PETALING JAYA: Leong Hup International Bhd (LHI) is expected to show a stronger, more consistent set of results in the coming quarters, despite the movement control order (MCO) 3.0.
The poultry player has posted underwhelming earnings since its listing in May 2019.
This was largely due to a downswing in local broiler (chickens raised for meat) and day-old-chick (DOC) average selling prices (ASP) at the time of listing, before being further hit by the effects of the Covid-19 pandemic, said AmInvestment Research.
However, the research unit has increased its financial year 2021 (FY21), FY22 and FY23 net profit forecasts for LHI by 14%, 20% and 18% respectively
AmInvestment Research explained that this was because local broiler and DOC supply imbalances have largely been corrected.
“Farms have adjusted their supply for the MCO-induced weakened demand. Broiler supply can be adjusted quickly given its production cycle of 35 to 37 days. Also, during this time, demand and high feed costs impacted small-scale farms most significantly, leading to mass closures across Malaysia.
“Larger-cap companies, however, are able to maintain their operations, ” said the research unit.
As a result, broiler ASP is seeing an even stronger recovery in FY21, peaking at RM5.99 in April 2021 for Ramadan, though these have begun to normalise.
AmInvestment Research also forecasts a recovery in local table egg prices in the second half, as Singapore resumes its import of local eggs and as the supply lag adjusts.
Also, broiler prices in Indonesia have recovered as a result of culling exercises in the third quarter (Q3) of FY20 and recovering spending power. Monthly ASPs in Indonesia have risen from lows of 14,000 rupiah (RM4.07) to more stable values of 17,000 to 22,000 rupiah (RM4.95 to RM6.40) since.
AmInvestment Research pointed out that meat was not so integral to the standard Indonesian diet, given Indonesia’s low meat consumption rate of 11.6kg per capita (in contrast, Malaysia boasts 52.3kg and Thailand 25.8kg rates).
As a result, the research unit believes that poultry consumption in Indonesia as a whole was significantly more sensitive to reductions in spending power as result of poor economic conditions.
“This is contingent on the country’s ability to keep Covid-19 cases in check. Daily cases in Indonesia have since moderated to levels of 4,000 to 6,000 daily cases, from a peak of 14,000 in January, ” it said.
Meanwhile, LHI’s The Baker’s Cottage contributions and consumer’s rising preference for takeaway and delivery should dampen the effects of MCO 3.0.

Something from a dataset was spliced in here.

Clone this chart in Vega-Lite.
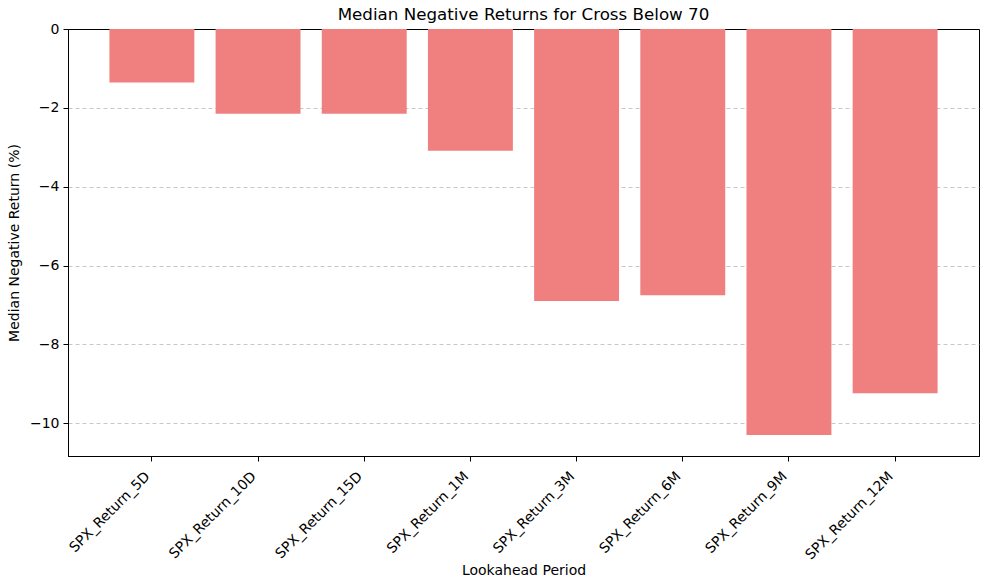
{
  "$schema": "https://vega.github.io/schema/vega-lite/v6.json",
  "width": 911,
  "height": 427,
  "autosize": {"type": "none"},
  "padding": {"left": 68, "top": 29, "right": 3, "bottom": 129},
  "background": "white",
  "title": {
    "text": "Median Negative Returns for Cross Below 70",
    "font": "DejaVu Sans",
    "fontSize": 16.7,
    "fontWeight": "normal",
    "color": "black",
    "anchor": "middle",
    "offset": -2
  },
  "config": {
    "view": {"stroke": "black", "strokeWidth": 1},
    "axis": {
      "labelFont": "DejaVu Sans",
      "titleFont": "DejaVu Sans",
      "labelFontSize": 14,
      "titleFontSize": 14,
      "titleFontWeight": "normal",
      "labelColor": "black",
      "titleColor": "black",
      "tickColor": "black",
      "domainColor": "black",
      "tickSize": 5,
      "labelPadding": 4
    }
  },
  "data": {
    "values": [
      {"period": "SPX_Return_5D", "value": -1.36},
      {"period": "SPX_Return_10D", "value": -2.15},
      {"period": "SPX_Return_15D", "value": -2.15},
      {"period": "SPX_Return_1M", "value": -3.09},
      {"period": "SPX_Return_3M", "value": -6.9},
      {"period": "SPX_Return_6M", "value": -6.75},
      {"period": "SPX_Return_9M", "value": -10.3},
      {"period": "SPX_Return_12M", "value": -9.24}
    ]
  },
  "mark": {"type": "bar", "color": "#F08080"},
  "encoding": {
    "x": {
      "field": "period",
      "type": "nominal",
      "sort": null,
      "title": "Lookahead Period",
      "scale": {"paddingInner": 0.2, "paddingOuter": 0.39},
      "axis": {
        "labelAngle": -45,
        "labelAlign": "right",
        "labelBaseline": "top",
        "labelOffset": -9,
        "labelPadding": 8,
        "grid": false,
        "titlePadding": 2
      }
    },
    "y": {
      "field": "value",
      "type": "quantitative",
      "title": "Median Negative Return (%)",
      "scale": {"domain": [-10.83, 0], "nice": false, "zero": false},
      "axis": {
        "values": [0, -2, -4, -6, -8, -10],
        "grid": true,
        "gridDash": [4, 3],
        "gridColor": "#b0b0b0",
        "gridOpacity": {"condition": {"test": "datum.value === 0", "value": 0}, "value": 0.7},
        "titlePadding": 8
      }
    }
  }
}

It said The Baker’s Cottage has proven its effectiveness as a channel to offload downstream produce in the first MCO in Q2 of FY20, selling on average 8,000 to 9,000 birds (in comparison to 4,500 birds pre-MCO).
Also, hotel, restaurant and cafe demand in MCO 3.0 is expected to be stronger than that of MCO 2.0 due to widespread adoption of takeaway and delivery based consumption by consumers.
As a proxy, The Baker’s Cottage has been able to maintain its revenue levels in Q1 of FY21 from the previous quarter, despite a tightening in movement controls.
Also, the group’s feed mill in Luzon, the Philippines with an initial capacity of 128,000 tonnes per annum is scheduled to come onstream in Q2 of FY21, and is expected to help support the operating profit margins of the livestock operations within the country. However, a jump in margins is not expected to occur until at least a year down the line, as current livestock capacity is still too low.
AmInvestment Research also pointed out that risks include the feed mill segment no longer riding on elevated margins as result of rising raw material prices, Covid-19 case resurgence and further expansion plan delays.